I wasn’t joking all that much when I said while at the Sag Harbor Cinema recently that there was no more need to go to the city, the wonderfully reborn cinema providing all the comforts of home. Indeed, a couple of visits to Sag Harbor since, with O’en and tax forms, visits during which we sniffed desultorily along the village’s narrow streets and beamed when passers-by — several of them as a matter of fact — said “what a beautiful dog,” have only served to confirm me in the view that that village is the big city for me.
I was urged to move there once by this paper’s late editor, on arriving here a half-century ago, but demurred, thinking the houses — fixer-uppers were going for around $10,000 then — were too close together, not what I, a former Alphabet City tenant in search of bucolia, was looking for at the time. If only. Or, as my late stepmother, a Frenchwoman, used to say, “Eeef. Eeef only . . .”

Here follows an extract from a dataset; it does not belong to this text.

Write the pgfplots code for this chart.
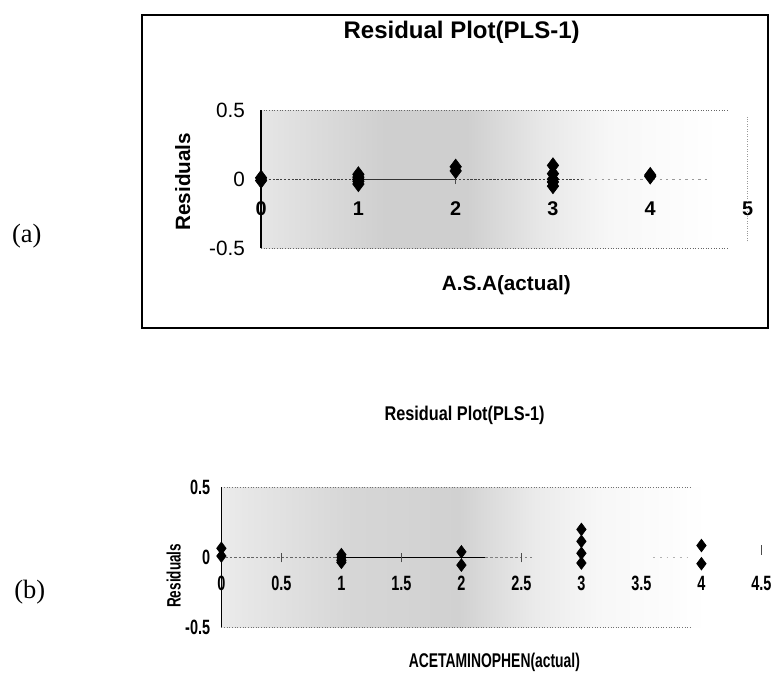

Not that I’ve minded it all these years living in scruffy Springs. You’ve got elbow room, the yards are ample. You can spend many happy hours with the ones you love, and there’s a community there if sought out. But Sag Harbor has an allure for me now that it didn’t used to. Perhaps it’s because East Hampton Village, where I work, has become over the years less of a place, a mere gallery of sterile shops. It hasn’t the life that Sag Harbor does, and I remarked on that to Mary when O’en and I returned from a delightful morning there this past week, perhaps made all the more euphoric for having dropped off tax forms attesting to the fact that when it came to the federal government we owed nothing, and that when it came to the state, little.
There are times these days, not frequently, but every now and then, when I am transported by a feeling of being connected to things — to the past, to the present. There is a feeling of peace. I felt that way walking in Sag Harbor the other day. It was a joy to be among glistening 19th-century white clapboard houses that have been treated reverently, to feel akin to people strolling along, and to look into shops that seemed familiar.
It’s a good place to go if you want to feel the transcendence of the everyday.